By year’s end, Mike Fuchs expects to have about 20 employees and $2 million in sales, up from $800,000 last year.

The $13,995 machine recently received approval by Chrysler and General Motors Corp. for use by body shops in repairing their vehicles, Mike Fuchs said.

“The neat thing about this particular welder is it’s extremely user-friendly,” said Daryl Porter, body structures technical operations manager for Chrysler.

Unlike similar welders, which require 220-volt, three-phase electrical hookups, the Model 1250 uses four large batteries and a transformer to function on 110 volts — a typical household hookup.

“So it goes in any shop, and it really does do a nice job,” Porter said, adding that of dozens of welding equipment manufacturers, only a handful are approved by Chrysler. “It actually offers up what I consider to be an extremely good weld.”

Insurance companies also drive demand for the Model 1250 by encouraging repair shops to cut labor costs and improve repair quality by using faster methods — such as resistance welding, Mike Fuchs said.

The Model 1250 remains the only welder of its type approved in this country, Mike Fuchs said.

The company is targeting Ford Motor Co. and Toyota for future approvals. It is also trying to figure out how to finance its growth.

Mike Fuchs’ father-in-law, Robert Hunter, started Automotive Repair Corp. in 1994 after being a passive investor in a now-defunct company that made dent-pulling devices.

The Fuchses bought the company when Hunter died in 1998.

The stand-alone Panel Beater dent puller remains the company’s best seller, with more than 10,000 shipped, Mike Fuchs said.

When the Fuchses sold their house, they moved in with their grown daughter, ARC Manufacturing Chief Financial Officer Tasha Sheets, 29.

Selling was a risk, but Mike Fuchs thinks it will pay off.

“When the time comes, you better get going, because this is what I’ve worked for,” he said. “If I don’t get going, I’m going to miss the boat.”

Boosting production isn’t the only hurdle the company has encountered. It moved from a 12,000 square-foot facility into its current, 7,000-square-foot building after the economic slowdown of 2001.

“We downsized, and then we downsized again,” Mike Fuchs said. “It was very difficult, but we’ve learned how to survive. We are very, very efficient.”

ARC employees are cross-trained, and the plant runs short-staffed, he said. While ARC turns out about three Model 1250s a week, it needs to make twice that to meet demand.

Including electrical switch technology patented by Mike Fuchs, the welder can run 2,000 amps through two electrodes on its “gun,” or tip. It will also put as much as 1,000 pounds of pressure on the spot to be welded using a pneumatic arm.

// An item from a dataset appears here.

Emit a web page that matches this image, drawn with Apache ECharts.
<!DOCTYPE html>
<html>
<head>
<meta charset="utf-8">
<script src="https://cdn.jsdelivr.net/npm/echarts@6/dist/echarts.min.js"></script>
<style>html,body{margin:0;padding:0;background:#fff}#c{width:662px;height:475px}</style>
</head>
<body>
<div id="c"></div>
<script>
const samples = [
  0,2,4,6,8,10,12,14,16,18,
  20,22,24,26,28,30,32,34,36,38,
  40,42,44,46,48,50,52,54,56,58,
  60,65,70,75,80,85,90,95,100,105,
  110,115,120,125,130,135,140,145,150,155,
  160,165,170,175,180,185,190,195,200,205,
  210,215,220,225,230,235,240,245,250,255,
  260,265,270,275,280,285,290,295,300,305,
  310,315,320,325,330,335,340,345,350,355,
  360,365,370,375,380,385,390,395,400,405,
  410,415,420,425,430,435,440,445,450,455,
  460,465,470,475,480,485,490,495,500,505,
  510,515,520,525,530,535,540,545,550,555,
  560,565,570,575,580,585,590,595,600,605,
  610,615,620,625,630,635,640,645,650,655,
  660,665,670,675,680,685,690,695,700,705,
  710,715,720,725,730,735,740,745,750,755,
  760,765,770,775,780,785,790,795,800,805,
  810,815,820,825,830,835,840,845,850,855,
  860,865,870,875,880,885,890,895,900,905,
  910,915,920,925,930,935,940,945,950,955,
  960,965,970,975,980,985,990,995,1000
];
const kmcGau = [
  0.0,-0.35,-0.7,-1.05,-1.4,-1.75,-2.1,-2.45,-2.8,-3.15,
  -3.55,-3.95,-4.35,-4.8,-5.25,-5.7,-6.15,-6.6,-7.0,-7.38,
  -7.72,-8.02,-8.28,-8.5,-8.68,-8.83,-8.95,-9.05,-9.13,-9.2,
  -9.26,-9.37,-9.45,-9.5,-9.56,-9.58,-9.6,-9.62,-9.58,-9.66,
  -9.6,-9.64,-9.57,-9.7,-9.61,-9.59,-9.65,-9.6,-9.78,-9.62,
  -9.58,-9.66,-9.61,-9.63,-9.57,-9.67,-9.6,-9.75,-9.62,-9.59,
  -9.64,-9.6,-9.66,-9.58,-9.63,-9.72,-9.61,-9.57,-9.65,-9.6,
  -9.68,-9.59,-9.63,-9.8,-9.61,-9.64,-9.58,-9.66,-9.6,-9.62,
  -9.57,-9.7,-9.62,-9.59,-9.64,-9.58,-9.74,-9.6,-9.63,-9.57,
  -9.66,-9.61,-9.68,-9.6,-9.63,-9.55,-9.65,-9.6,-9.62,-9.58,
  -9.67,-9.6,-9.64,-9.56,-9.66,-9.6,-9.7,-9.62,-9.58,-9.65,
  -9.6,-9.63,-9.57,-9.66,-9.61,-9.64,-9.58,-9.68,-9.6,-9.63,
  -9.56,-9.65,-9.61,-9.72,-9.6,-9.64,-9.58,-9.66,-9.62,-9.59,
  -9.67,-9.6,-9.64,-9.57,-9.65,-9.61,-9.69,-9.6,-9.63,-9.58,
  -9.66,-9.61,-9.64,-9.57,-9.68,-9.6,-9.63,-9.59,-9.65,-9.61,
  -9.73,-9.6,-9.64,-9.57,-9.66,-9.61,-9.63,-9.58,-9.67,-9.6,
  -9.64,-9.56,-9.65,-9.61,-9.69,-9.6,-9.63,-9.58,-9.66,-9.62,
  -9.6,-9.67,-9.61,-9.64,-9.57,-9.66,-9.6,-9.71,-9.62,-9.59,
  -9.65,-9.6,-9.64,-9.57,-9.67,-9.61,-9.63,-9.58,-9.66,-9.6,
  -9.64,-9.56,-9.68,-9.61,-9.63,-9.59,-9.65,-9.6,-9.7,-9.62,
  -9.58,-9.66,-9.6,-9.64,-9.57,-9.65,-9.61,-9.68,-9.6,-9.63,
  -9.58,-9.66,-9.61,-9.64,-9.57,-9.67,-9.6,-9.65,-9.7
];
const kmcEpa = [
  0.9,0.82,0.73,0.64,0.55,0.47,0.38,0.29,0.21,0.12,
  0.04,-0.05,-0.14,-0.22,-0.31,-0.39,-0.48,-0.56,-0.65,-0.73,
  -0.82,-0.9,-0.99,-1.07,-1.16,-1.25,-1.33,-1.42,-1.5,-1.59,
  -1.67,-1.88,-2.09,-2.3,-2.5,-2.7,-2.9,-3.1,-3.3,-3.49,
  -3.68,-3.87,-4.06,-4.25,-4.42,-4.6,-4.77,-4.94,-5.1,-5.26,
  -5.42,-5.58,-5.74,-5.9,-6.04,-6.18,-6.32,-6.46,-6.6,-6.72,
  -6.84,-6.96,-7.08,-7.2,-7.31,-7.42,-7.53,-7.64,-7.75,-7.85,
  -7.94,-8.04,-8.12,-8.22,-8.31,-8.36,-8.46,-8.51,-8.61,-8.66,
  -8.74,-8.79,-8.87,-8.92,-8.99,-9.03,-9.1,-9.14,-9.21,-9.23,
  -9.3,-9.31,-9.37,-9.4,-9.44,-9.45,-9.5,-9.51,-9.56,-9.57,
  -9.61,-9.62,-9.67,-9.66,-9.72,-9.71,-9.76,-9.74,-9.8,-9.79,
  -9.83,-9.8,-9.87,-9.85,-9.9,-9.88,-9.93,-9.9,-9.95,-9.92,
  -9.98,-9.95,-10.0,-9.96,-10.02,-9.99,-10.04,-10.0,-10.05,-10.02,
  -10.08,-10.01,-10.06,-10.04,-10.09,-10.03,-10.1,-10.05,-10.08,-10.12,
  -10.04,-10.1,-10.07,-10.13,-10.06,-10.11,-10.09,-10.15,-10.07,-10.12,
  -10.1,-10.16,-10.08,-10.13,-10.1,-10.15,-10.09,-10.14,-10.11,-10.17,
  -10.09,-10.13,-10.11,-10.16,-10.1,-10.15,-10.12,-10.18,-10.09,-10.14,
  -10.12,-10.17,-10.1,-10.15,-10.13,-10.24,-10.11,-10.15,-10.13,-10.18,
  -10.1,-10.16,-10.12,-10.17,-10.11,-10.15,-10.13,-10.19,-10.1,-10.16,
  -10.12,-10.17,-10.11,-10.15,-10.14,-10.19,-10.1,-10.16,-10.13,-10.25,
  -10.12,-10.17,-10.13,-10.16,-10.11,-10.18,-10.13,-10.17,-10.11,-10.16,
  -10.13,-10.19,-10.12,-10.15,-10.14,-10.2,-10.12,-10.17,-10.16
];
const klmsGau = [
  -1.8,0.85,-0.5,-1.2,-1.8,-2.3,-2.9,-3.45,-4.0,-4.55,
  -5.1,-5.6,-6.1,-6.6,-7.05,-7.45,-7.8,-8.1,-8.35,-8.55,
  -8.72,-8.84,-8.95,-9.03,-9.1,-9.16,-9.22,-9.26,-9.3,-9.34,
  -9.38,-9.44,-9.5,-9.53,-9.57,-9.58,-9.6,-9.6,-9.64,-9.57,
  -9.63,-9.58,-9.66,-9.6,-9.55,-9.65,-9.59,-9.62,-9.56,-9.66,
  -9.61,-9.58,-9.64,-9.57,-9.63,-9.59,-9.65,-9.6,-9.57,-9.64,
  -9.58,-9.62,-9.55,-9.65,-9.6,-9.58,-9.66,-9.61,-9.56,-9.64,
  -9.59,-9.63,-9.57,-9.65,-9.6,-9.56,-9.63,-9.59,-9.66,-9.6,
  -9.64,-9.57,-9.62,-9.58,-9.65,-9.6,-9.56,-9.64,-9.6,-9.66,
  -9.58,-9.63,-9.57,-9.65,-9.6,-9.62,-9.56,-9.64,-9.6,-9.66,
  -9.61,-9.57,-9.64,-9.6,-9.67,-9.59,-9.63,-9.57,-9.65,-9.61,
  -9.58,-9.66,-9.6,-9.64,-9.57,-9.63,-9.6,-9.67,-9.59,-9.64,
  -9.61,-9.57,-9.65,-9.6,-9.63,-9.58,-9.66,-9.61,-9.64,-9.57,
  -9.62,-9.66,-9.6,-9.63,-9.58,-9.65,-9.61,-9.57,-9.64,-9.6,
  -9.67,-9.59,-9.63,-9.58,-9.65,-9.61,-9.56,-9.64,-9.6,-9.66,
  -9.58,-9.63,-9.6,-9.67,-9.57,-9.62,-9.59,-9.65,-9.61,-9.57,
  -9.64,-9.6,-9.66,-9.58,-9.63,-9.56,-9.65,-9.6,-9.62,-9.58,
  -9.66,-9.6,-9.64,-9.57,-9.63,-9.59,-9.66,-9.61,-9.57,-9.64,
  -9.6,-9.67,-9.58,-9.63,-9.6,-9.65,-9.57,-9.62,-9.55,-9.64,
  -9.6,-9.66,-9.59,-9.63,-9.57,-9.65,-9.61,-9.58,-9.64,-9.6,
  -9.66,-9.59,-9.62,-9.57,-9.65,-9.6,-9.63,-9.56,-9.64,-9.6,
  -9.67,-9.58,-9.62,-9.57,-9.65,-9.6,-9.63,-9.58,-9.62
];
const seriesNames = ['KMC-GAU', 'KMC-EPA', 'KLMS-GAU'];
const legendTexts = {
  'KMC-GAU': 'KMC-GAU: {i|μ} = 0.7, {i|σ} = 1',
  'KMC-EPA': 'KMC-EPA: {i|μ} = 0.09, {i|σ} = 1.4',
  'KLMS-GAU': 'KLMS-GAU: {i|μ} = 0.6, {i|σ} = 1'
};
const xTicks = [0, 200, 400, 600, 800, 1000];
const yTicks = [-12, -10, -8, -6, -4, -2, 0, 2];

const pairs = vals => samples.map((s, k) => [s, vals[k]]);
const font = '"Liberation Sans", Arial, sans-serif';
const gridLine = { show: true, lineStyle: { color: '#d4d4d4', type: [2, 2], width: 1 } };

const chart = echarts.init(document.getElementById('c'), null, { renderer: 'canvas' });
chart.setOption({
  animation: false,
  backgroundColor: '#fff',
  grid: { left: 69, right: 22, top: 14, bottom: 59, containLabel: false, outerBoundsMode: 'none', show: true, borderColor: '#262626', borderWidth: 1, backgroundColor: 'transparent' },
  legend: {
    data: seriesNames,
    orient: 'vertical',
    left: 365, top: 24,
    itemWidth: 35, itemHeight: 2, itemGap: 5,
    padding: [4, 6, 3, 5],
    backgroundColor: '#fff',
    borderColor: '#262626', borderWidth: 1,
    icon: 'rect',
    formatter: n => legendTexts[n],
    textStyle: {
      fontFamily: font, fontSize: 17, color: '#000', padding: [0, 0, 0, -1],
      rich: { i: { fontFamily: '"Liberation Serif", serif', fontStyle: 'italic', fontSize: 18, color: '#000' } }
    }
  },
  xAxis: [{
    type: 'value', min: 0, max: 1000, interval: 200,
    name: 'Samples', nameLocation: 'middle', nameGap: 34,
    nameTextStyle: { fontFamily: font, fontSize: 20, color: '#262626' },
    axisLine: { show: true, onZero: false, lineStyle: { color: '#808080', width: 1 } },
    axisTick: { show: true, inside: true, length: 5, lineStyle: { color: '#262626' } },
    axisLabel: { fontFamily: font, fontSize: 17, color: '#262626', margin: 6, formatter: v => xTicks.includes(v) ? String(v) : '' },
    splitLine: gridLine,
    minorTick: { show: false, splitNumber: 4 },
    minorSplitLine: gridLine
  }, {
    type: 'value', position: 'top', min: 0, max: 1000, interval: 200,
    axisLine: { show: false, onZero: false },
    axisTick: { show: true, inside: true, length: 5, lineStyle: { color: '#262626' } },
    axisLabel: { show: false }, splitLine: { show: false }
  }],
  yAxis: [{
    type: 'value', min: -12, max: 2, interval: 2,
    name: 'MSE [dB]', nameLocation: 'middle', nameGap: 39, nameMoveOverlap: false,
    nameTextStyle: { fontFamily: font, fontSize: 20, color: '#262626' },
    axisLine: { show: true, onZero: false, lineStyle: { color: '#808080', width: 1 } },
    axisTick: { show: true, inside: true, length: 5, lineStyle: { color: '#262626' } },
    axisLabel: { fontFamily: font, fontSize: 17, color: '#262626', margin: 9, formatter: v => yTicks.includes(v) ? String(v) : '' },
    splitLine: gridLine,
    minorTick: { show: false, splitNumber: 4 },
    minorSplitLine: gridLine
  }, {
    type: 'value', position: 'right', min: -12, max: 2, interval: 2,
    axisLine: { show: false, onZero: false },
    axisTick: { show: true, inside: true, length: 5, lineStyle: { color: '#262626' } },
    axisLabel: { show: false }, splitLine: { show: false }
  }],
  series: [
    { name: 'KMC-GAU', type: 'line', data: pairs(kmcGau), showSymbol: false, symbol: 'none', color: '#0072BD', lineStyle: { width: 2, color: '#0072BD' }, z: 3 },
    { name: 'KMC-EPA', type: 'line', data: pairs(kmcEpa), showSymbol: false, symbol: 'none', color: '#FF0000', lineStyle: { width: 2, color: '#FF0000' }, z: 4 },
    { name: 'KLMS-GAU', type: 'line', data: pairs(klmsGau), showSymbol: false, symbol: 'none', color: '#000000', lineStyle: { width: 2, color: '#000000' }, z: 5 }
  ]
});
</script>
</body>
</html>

Electricity travels quickly though the low-resistance copper and aluminum components of the device, but when it hits steel, it heats up and fuses the metal, creating the weld in about two-tenths of a second. The metal cools quickly afterward.

Metal-inert-gas welding, popular for construction, uses a consumable wire filler to join metal.

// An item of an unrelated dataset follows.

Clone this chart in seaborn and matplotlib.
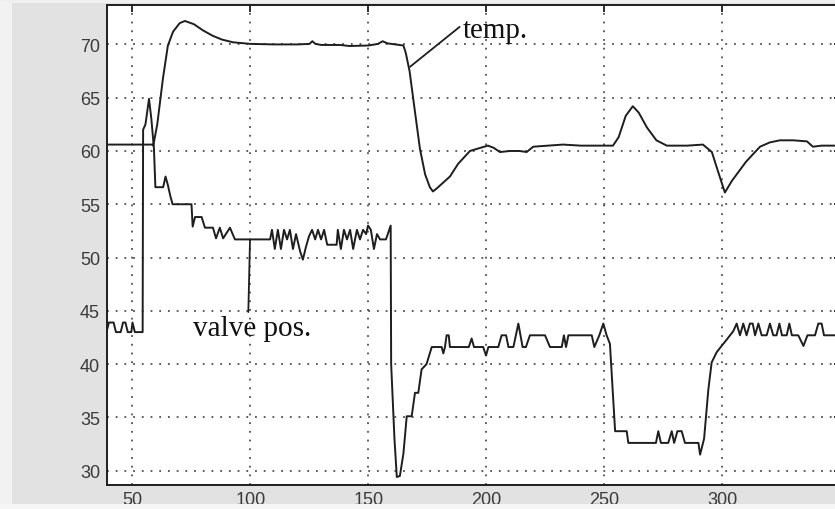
import numpy as np
import pandas as pd
import matplotlib
matplotlib.use("Agg")
import matplotlib.pyplot as plt
import seaborn as sns

# Process temperature trace (time, value)
temp_t = [39, 58.5, 58.8, 60.5, 62.9, 65.0, 67.2, 70, 72.2, 76, 80, 84.1, 88, 92.6,
          100, 110, 120, 125, 126.2, 127.5, 130, 138, 142, 150, 154, 156, 158,
          164.8, 165.8, 167.4, 169.5, 171.8, 174, 176, 177.3, 179, 184.5, 188,
          193, 196, 200.6, 203, 205.7, 210, 214, 217, 219.8, 226, 232.4, 240,
          253.6, 256, 259, 262, 264.5, 268, 272, 276.4, 285, 291.7, 295.5,
          297.5, 301, 304, 310, 315.9, 320, 324.3, 330, 335.8, 338.3, 342, 350]
temp_v = [60.6, 60.6, 60.5, 62.5, 66.8, 69.9, 71.2, 72.0, 72.2, 71.9, 71.3, 70.8,
          70.45, 70.2, 70.05, 70.0, 70.0, 70.05, 70.3, 70.05, 69.95, 69.95, 69.85,
          69.9, 70.05, 70.3, 70.1, 69.9, 69.2, 67.5, 64.0, 60.2, 57.8, 56.6,
          56.2, 56.5, 57.6, 58.8, 60.0, 60.2, 60.5, 60.3, 59.9, 60.0, 60.0, 59.9,
          60.4, 60.5, 60.6, 60.5, 60.5, 61.3, 63.3, 64.2, 63.6, 62.2, 61.0, 60.5,
          60.5, 60.6, 59.9, 58.5, 56.1, 57.2, 59.0, 60.4, 60.8, 61.0, 61.0, 60.9,
          60.4, 60.5, 60.5]

# Valve position trace (time, value)
valve_t = [39, 40, 42, 43, 45, 46, 47, 48, 49.5, 50, 51, 54.3, 54.5, 55.5, 57, 58,
           59.1, 59.7, 63, 64, 65, 66, 67, 75, 75.5, 76.5, 79.3, 80.7, 84.1, 85.4,
           87, 88.4, 91.3, 93.4, 108.3, 109.1, 110.3, 111.6, 112.9, 114.2, 115.5,
           116.7, 118, 119.3, 121, 122.2, 123.5, 124.8, 126.1, 127.4, 128.6, 129.9,
           131.2, 132.5, 136.5, 137, 138.3, 139.6, 140.9, 142.2, 143.5, 145.1,
           146.4, 147.7, 149, 149.8, 151, 152.3, 153.6, 154.9, 157.4, 159.1,
           159.4, 159.6, 161, 162, 163.3, 164.8, 166.2, 168.3, 169.7, 171.1,
           172.5, 174.6, 176.8, 181.0, 181.7, 182.4, 183.1, 184.0, 184.5, 192.5,
           193.7, 194.7, 198.6, 199.8, 200.8, 205.0, 206.4, 208.3, 209.3, 211.4,
           213.5, 215.3, 216.7, 218.4, 224.8, 226.9, 231.9, 232.8, 233.7, 234.7,
           244.6, 245.7, 247.8, 249.5, 250.9, 252.3, 254.5, 259.4, 260.1, 271.8,
           272.8, 273.9, 277.0, 278.5, 279.5, 280.9, 282.7, 284.1, 289.8, 290.5,
           292.2, 294.0, 295.4, 297.5, 299.6, 301.8, 304.6, 306.0, 307.4, 308.8,
           310.2, 311.6, 312.8, 313.8, 315.2, 316.6, 318.7, 320.1, 321.5, 322.9,
           324.1, 325.2, 327.2, 328.3, 329.4, 332.1, 334.3, 336.0, 339.2, 340.6,
           342.0, 343.0, 350]
valve_v = [43.0, 43.9, 43.9, 43.0, 43.0, 43.9, 43.9, 43.0, 43.0, 43.9, 43.0, 43.0,
           62.0, 62.5, 64.9, 63.0, 60.2, 56.6, 56.6, 57.6, 56.8, 55.8, 55.0, 55.0,
           52.9, 53.8, 53.8, 52.8, 52.8, 51.8, 52.8, 51.8, 52.8, 51.7, 51.7, 52.6,
           50.8, 52.6, 50.8, 52.6, 51.7, 52.6, 50.8, 52.2, 50.6, 49.8, 51.0, 52.0,
           52.6, 51.7, 52.6, 51.7, 52.6, 51.2, 51.2, 52.6, 50.8, 52.6, 51.7, 52.6,
           50.8, 52.6, 51.7, 52.6, 52.2, 53.0, 52.6, 50.8, 52.2, 51.7, 51.7, 52.8,
           53.0, 40.0, 33.0, 29.4, 29.5, 31.6, 35.1, 35.1, 37.3, 37.3, 39.5, 40.0,
           41.6, 41.6, 41.0, 41.6, 42.7, 42.7, 41.6, 41.6, 42.4, 41.6, 41.6, 40.8,
           41.6, 41.6, 42.7, 42.7, 41.6, 41.6, 43.8, 41.6, 41.6, 42.7, 42.7, 41.6,
           41.6, 42.7, 41.6, 42.7, 42.7, 41.6, 42.7, 43.8, 42.7, 41.9, 33.7, 33.7,
           32.6, 32.6, 33.7, 32.6, 32.6, 33.7, 32.6, 33.7, 33.7, 32.6, 32.6, 31.5,
           33.0, 37.6, 40.15, 41.1, 41.7, 42.3, 43.1, 43.8, 42.7, 43.8, 42.7, 43.8,
           43.8, 42.7, 43.8, 42.7, 42.7, 43.8, 42.7, 42.7, 43.8, 42.7, 42.7, 43.8,
           42.7, 42.7, 41.7, 42.7, 42.7, 43.8, 43.8, 42.7, 42.7]

x_ticks = [50, 100, 150, 200, 250, 300]
y_ticks = [30, 35, 40, 45, 50, 55, 60, 65, 70]

temp_df = pd.DataFrame({"t": temp_t, "value": temp_v})
valve_df = pd.DataFrame({"t": valve_t, "value": valve_v})

sns.set_style("white")
plt.rcParams["font.family"] = ["Liberation Sans", "DejaVu Sans"]

fig = plt.figure(figsize=(8.35, 5.1), dpi=100, facecolor="#e2e2e2")
# lighter margins around the grey panel
fig.patches.append(plt.Rectangle((0, 0), 12 / 835, 1, transform=fig.transFigure,
                                 facecolor="#f2f2f2", edgecolor="none", zorder=0))
fig.patches.append(plt.Rectangle((0, 0), 1, 5 / 510, transform=fig.transFigure,
                                 facecolor="#f6f6f6", edgecolor="none", zorder=0))
fig.patches.append(plt.Rectangle((0, 1 - 4 / 510), 1, 4 / 510, transform=fig.transFigure,
                                 facecolor="#f0f0f0", edgecolor="none", zorder=0))

ax = fig.add_axes([107 / 835, 24 / 510, (840.5 - 107) / 835, (504 - 24) / 510])
ax.set_facecolor("white")

line_color = "#1e1e1e"
sns.lineplot(data=temp_df, x="t", y="value", ax=ax, estimator=None, sort=False,
             color=line_color, linewidth=1.4)
sns.lineplot(data=valve_df, x="t", y="value", ax=ax, estimator=None, sort=False,
             color=line_color, linewidth=1.4)

ax.set_xlim(39.2, 350)
ax.set_ylim(28.65, 73.7)
ax.set_xticks(x_ticks)
ax.set_yticks(y_ticks)
ax.set_xlabel("")
ax.set_ylabel("")

ax.grid(True, color="#333333", linestyle=(0, (1.2, 4.5)), linewidth=1.1)
ax.tick_params(direction="in", length=5, width=1.3, colors="#1e1e1e",
               labelcolor="#3a3a3a", labelsize=13, top=True, right=True)
ax.tick_params(axis="y", pad=5)
ax.tick_params(axis="x", pad=4)
for s in ax.spines.values():
    s.set_color("#1e1e1e")
    s.set_linewidth(1.4)

# labels for the two traces
serif = ["Liberation Serif", "DejaVu Serif"]
ax.annotate("temp.", xy=(167.6, 67.9), xytext=(190.0, 70.7),
            fontsize=21, family=serif, color="#111111", ha="left", va="baseline",
            arrowprops=dict(arrowstyle="-", color=line_color, lw=1.3,
                            shrinkA=0, shrinkB=0, relpos=(0, 0.72)))
ax.annotate("valve pos.", xy=(99.8, 51.7), xytext=(75.5, 42.7),
            fontsize=21, family=serif, color="#111111", ha="left", va="baseline",
            arrowprops=dict(arrowstyle="-", color=line_color, lw=1.3,
                            shrinkA=0, shrinkB=0, relpos=(0.47, 1.0)))

fig.savefig("out.png", dpi=100, facecolor=fig.get_facecolor())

“It’s very compatible with the new, high-strength steels that the car industry, you know, is using,” he said. “They want lighter steels, and to be lighter it has to be harder.”

Tony Sparks, an auto collision technician at Opportunity Body Shop Inc. in Spokane Valley, has used three generations of the ARC resistance spot welders, including the Model 1250.

Unlike competing welders, the device doesn’t require users to hold as much weight at the weld site, and it can perform some functions without being plugged in because of the batteries, Sparks said. ARC also makes a lot of accessories to accommodate hundreds of car models, he said.

Mike Fuchs plans more computer automation for the company’s next-generation resistance welder, and he envisions the company becoming as large as leading U.S. welding-equipment manufacturers.

“It’s got just an excellent future,” he said.